The Narrative of Deserter Burman by Greg Pyle

In 1834 Private Benjamin Burman is on the run to a new life in America. But the British Army does not suffer deserters; Benjamin is captured and banished to Van Diemen’s Land. Yet even when his sentence is over, his punishment is not done, for he is forever to be reminded of his disgrace by a thick, black D tattooed into his ribcage.
It will take the greatest tragedy of his life, awaiting him still in the gold-mining town of Daylesford, to set him free.

What I Hope to Read Next

When the Sky Fell Apart by Caroline Lea

June 1940. The black cloud of warn brewing in Europe remains far from the rustic, sea-swept Channel Island of Jersey. That's until ten-year-old Claudine sees the burning man on the beach. Within weeks, 12,000 German troops have landed, bringing with them a terrifying regime led by the brutal Commandant. In the midst of the occupation, Claudine is taken under the wing of Edith, the island's brilliant herbalist. Together with local fisherman Maurice and the English doctor, Carter, they form an unlikely yet powerful friendship. But as the Germans' iron grip on Jersey tightens, an unforeseen event forces them to make a most difficult-and perilous-decision.
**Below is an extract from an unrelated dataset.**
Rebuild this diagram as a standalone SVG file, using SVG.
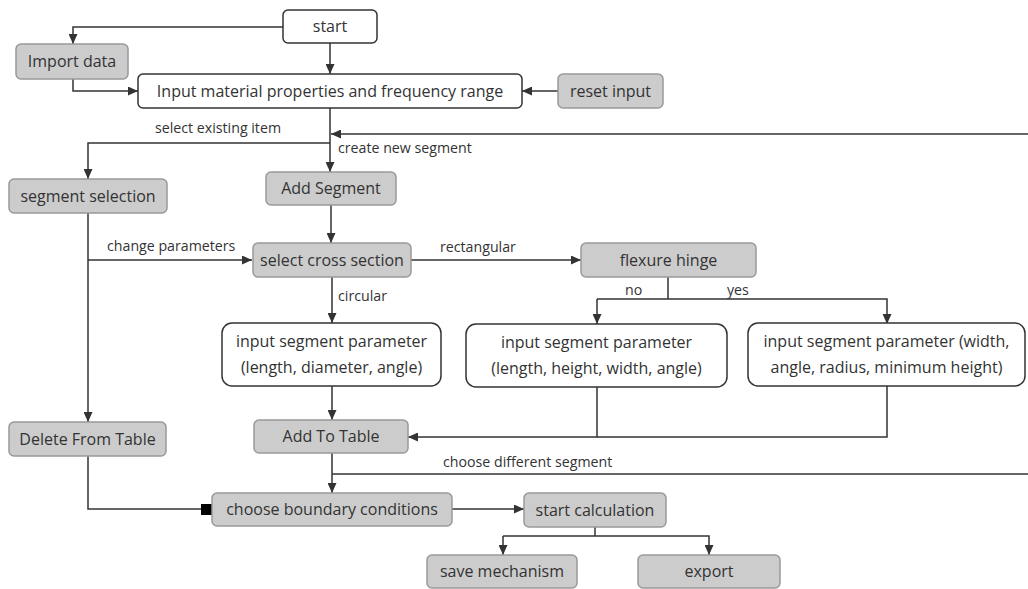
<svg xmlns="http://www.w3.org/2000/svg" width="1028" height="589" viewBox="0 0 1028 589">
<defs>
<style>
.w{fill:#ffffff;stroke:#333333;stroke-width:1.5}
.g{fill:#cccccc;stroke:#999999;stroke-width:1.5}
.t{font-family:"Open Sans","Noto Sans",sans-serif;font-size:16px;fill:#333333;text-anchor:middle}
.l{font-family:"Open Sans","Noto Sans",sans-serif;font-size:14.2px;fill:#333333}
.c{fill:none;stroke:#333333;stroke-width:1.5}
.a{marker-end:url(#arr)}
</style>
<marker id="arr" markerUnits="userSpaceOnUse" markerWidth="10" markerHeight="9" refX="10" refY="4.5" orient="auto">
<path d="M0,0 L10,4.5 L0,9 z" fill="#333333"/>
</marker>
</defs>
<rect width="1028" height="589" fill="#ffffff"/>
<g id="connectors">
<path class="c a" d="M283,27 H73 V44"/>
<path class="c a" d="M330,43 V74"/>
<path class="c a" d="M73,79 V91 H138"/>
<path class="c a" d="M558,91 H522"/>
<path class="c a" d="M330,108 V172"/>
<path class="c a" d="M1028,134 H331"/>
<path class="c a" d="M330,143 H88 V179"/>
<path class="c a" d="M88,213 V422"/>
<path class="c a" d="M88,260 H252"/>
<path class="c a" d="M331,205 V243"/>
<path class="c a" d="M411,260 H581"/>
<path class="c a" d="M332,277 V323"/>
<path class="c" d="M668,277 V299"/>
<path class="c a" d="M597,299 H887 V324"/>
<path class="c a" d="M597,299 V324"/>
<path class="c a" d="M332,386 V420"/>
<path class="c a" d="M597,387 V437 H408"/>
<path class="c" d="M887,386 V437 H597"/>
<path class="c a" d="M332,453 V493"/>
<path class="c" d="M332,474 H1028"/>
<path class="c" d="M88,456 V509 H201"/>
<rect x="201" y="504" width="11" height="11" fill="#000000"/>
<path class="c a" d="M452,509 H524"/>
<path class="c" d="M595,527 V536"/>
<path class="c a" d="M503,536 V555"/>
<path class="c a" d="M503,536 H709 V555"/>
<text class="l" x="155" y="133">select existing item</text>
<text class="l" x="338" y="153">create new segment</text>
<text class="l" x="107" y="251">change parameters</text>
<text class="l" x="440" y="252">rectangular</text>
<text class="l" x="338" y="301">circular</text>
<text class="l" x="625" y="295">no</text>
<text class="l" x="727" y="295">yes</text>
<text class="l" x="443" y="467">choose different segment</text>
</g>
<g id="start"><rect class="w" x="283" y="10" width="94" height="33" rx="5"/><text class="t" x="330" y="32">start</text></g>
<g id="import"><rect class="g" x="16" y="44" width="112" height="35" rx="5"/><text class="t" x="72" y="67">Import data</text></g>
<g id="input"><rect class="w" x="138" y="74" width="384" height="34" rx="5"/><text class="t" x="330" y="96.5">Input material properties and frequency range</text></g>
<g id="reset"><rect class="g" x="558" y="74" width="105" height="34" rx="5"/><text class="t" x="610.5" y="96.5">reset input</text></g>
<g id="segsel"><rect class="g" x="9" y="179" width="158" height="34" rx="5"/><text class="t" x="88" y="201.5">segment selection</text></g>
<g id="addseg"><rect class="g" x="266" y="172" width="130" height="33" rx="5"/><text class="t" x="331" y="194">Add Segment</text></g>
<g id="cross"><rect class="g" x="253" y="243" width="158" height="34" rx="5"/><text class="t" x="332" y="265.5">select cross section</text></g>
<g id="flex"><rect class="g" x="581" y="243" width="175" height="34" rx="5"/><text class="t" x="668.5" y="265.5">flexure hinge</text></g>
<g id="circ"><rect class="w" x="222" y="323" width="219" height="63" rx="10"/><text class="t" x="331.5" y="346.5">input segment parameter</text><text class="t" x="331.5" y="372.5">(length, diameter, angle)</text></g>
<g id="rectno"><rect class="w" x="466" y="324" width="261" height="63" rx="10"/><text class="t" x="596.5" y="347.5">input segment parameter</text><text class="t" x="596.5" y="373.5">(length, height, width, angle)</text></g>
<g id="rectyes"><rect class="w" x="748" y="323" width="277" height="63" rx="10"/><text class="t" x="886.5" y="346.5">input segment parameter (width,</text><text class="t" x="886.5" y="372.5">angle, radius, minimum height)</text></g>
<g id="delete"><rect class="g" x="9" y="422" width="157" height="34" rx="5"/><text class="t" x="87.5" y="444.5">Delete From Table</text></g>
<g id="addtable"><rect class="g" x="254" y="420" width="154" height="33" rx="5"/><text class="t" x="331" y="442">Add To Table</text></g>
<g id="boundary"><rect class="g" x="212" y="493" width="240" height="33" rx="5"/><text class="t" x="332" y="515">choose boundary conditions</text></g>
<g id="calc"><rect class="g" x="524" y="493" width="142" height="34" rx="5"/><text class="t" x="595" y="515.5">start calculation</text></g>
<g id="save"><rect class="g" x="427" y="555" width="150" height="33" rx="5"/><text class="t" x="502" y="577">save mechanism</text></g>
<g id="export"><rect class="g" x="638" y="555" width="142" height="33" rx="5"/><text class="t" x="709" y="577">export</text></g>
</svg>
  1. Congratulations on the new addition to your family! Hope you have a great week.

  2. Congrats on the new baby! I hope you get lots of cuddles in the next few weeks! :)

    When The Sky Fell Apart sounds really good. I hope you enjoy it!

    1. Thank you. I'll make sure I do!

      When The Sky Fell Apart caught my eye because of its Jersey Island setting during World War II.